The status quo has no adequate response to such disappointment and discontent with our times.
But what about today's entertainment, specifically movies? Does it speak to our times, and maybe offer a way forward?
Entertainment: Enough With The Superhero Movies!
I feel like the past fifteen years of cinema have been an endless repeat of superhero movies. Marvel's The Avengers series is the best representation of what I'm critiquing. It's a bland formula of over-arching bad guys with otherworldly powers threatening the fate of human civilization.
Cue The Avengers, a smorgasbord of superheroes from different comic books within the Marvel Universe to save the day from these bad guys.
Good guys beat bad guys. Everyone applauds and comes back roughly 3-4 years later to see the next edition.
Rinse and repeat (with several hundred million or a billion in ticket sales in between).
These were some of the most popular movies over the past fifteen years. Hollywood couldn't seem to come up with a competing series that had the same impact, and why would they? The Avengers series was a cash cow! (If it's not broke, don't fix it, right?)
But these movies don't offer any critique or even a necessary explanation of our current cultural situation. They're produced and distributed because they make a profit, not because they can make us think differently.
If anything, the fact that we keep going back to superhero movies shows that at least in this area of the creative arena, we've run out of ideas.
(Do we need another Batman movie starring Robert Pattinson?)

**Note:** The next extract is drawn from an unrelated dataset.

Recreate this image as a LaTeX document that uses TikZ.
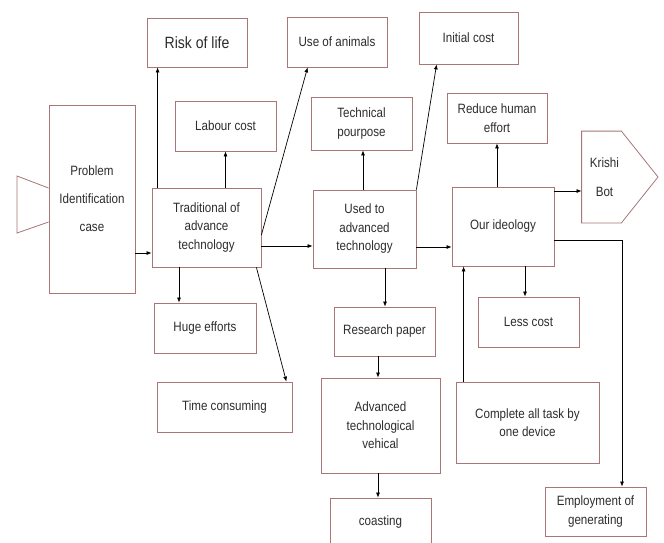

Movies have stagnated, which reflects the more considerable cultural discontent with our times. We keep going back to the same type of media because it's safe and familiar. These movies don't ask us any hard questions about who are individually or collectively, and where we are going as a society.
Art, regardless of its form, is supposed to offer insight into the moods and movement of our times and offer the opportunity to envision and proposing something different if we want.
The fact that superhero movies endlessly come out of Hollywood is a reflection of my discontent with art, and my higher claim of the dissatisfaction latent within American society.
(That being said, one of the most important movies to come out during the 2010s was The Incredibles 2. If you watched it carefully, it's an exquisite critique of superhero culture!)
If you've made it this far, you may come off with the impression that I'm deeply pessimistic about the future.
Quite the opposite! If what I'm arguing is true, specifically that there's a latent form of discontent about the status quo within society, then that means there's equally a growing hunger for new perspectives and experiences to shake things up.
Stated simply, if one can create compelling art about our cultural lethargy, or offer a better politics about how to move our country forward, people will be drawn to such an artist or politician.
That's exactly what I intend to do with my blogging and vlogging with respect to art (I'm not interested in politics anymore). I want to talk about and create new things that will do two things: one, address the underlying discontent in our society, and two, propose a way of addressing it so we can move forward collectively.
I don't know exactly how I'm going to do it, but I will.
Have hope! Shakespeare's famous line is commonly stated to indicate sadness and despair, but the rest of that famous verse shows that things do get better!
And all the clouds that lowered upon our house In the deep bosom of the ocean buried. Now are our brows bound with victorious wreaths, Our bruisèd arms hung up for monuments, Our stern alarums changed to merry meetings, Our dreadful marches to delightful measures.
Our times may be frozen in place with discontent, but good thing that summer is right around the corner to thaw it out.